When Brown University junior Mia Tretta’s phone began buzzing with an emergency alert during finals week, she tried to convince herself it couldn’t be happening again.

In 2019, Tretta had been shot in the abdomen during a mass shooting at Saugus High School in Santa Clarita, California. Two students were killed, and she was among the injured. On Saturday, while studying at Brown, the first alert arrived, warning of an emergency at the university’s engineering building.

As more alerts continued, it became clear that a shooting had occurred. By the end of the day, two people were dead and nine others injured in the incident that overshadowed a once-safe campus.

“No one should ever have to go through one shooting, let alone two,” Tretta said during a phone interview. “As someone who was shot at my high school when I was 15 years old, I never thought that this was something I’d have to go through again.”

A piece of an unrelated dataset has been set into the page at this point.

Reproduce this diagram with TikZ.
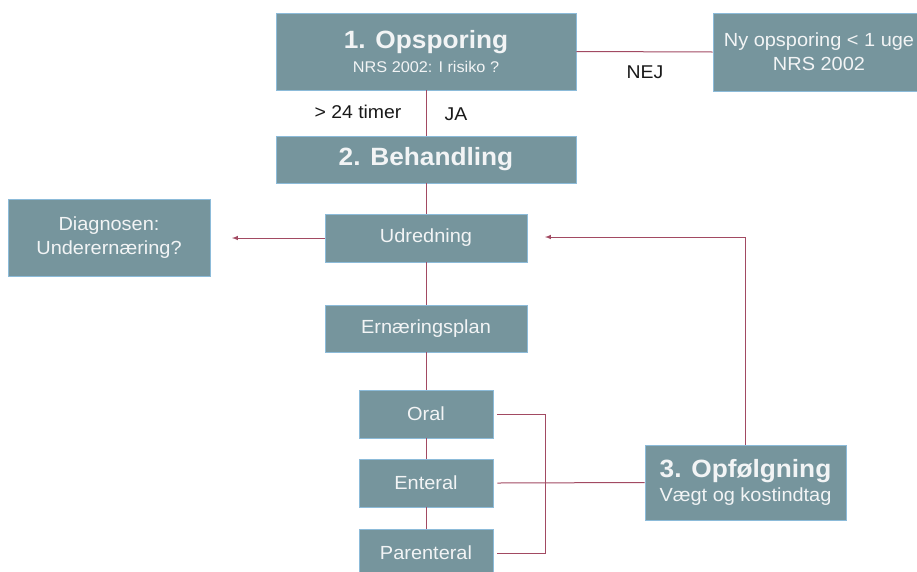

Tretta’s experience highlights the tragic reality for many students today: growing up rehearsing lockdowns and active-shooter drills, only to face the same violence on college campuses.

In recent years, groups of students have experienced multiple mass shootings, including survivors of the 2018 Parkland shooting who later faced a deadly shooting at Florida State University in April.

Another Brown student, Zoe Weissman, shared her reflections on social media, recalling her experience attending middle school next to the Parkland high school during its tragedy.

Louisville, Kentucky, Mayor Craig Greenberg confirmed his son, a junior at Brown, was safe after barricading himself with furniture during the shooting.

Tretta, a public affairs and education major, noted that she had been writing a paper on the educational journeys of shooting survivors, a topic shaped by her personal experiences. “I chose Brown because it felt like somewhere I could finally be safe,” she expressed, adding, “and it’s happened again. It didn’t have to.”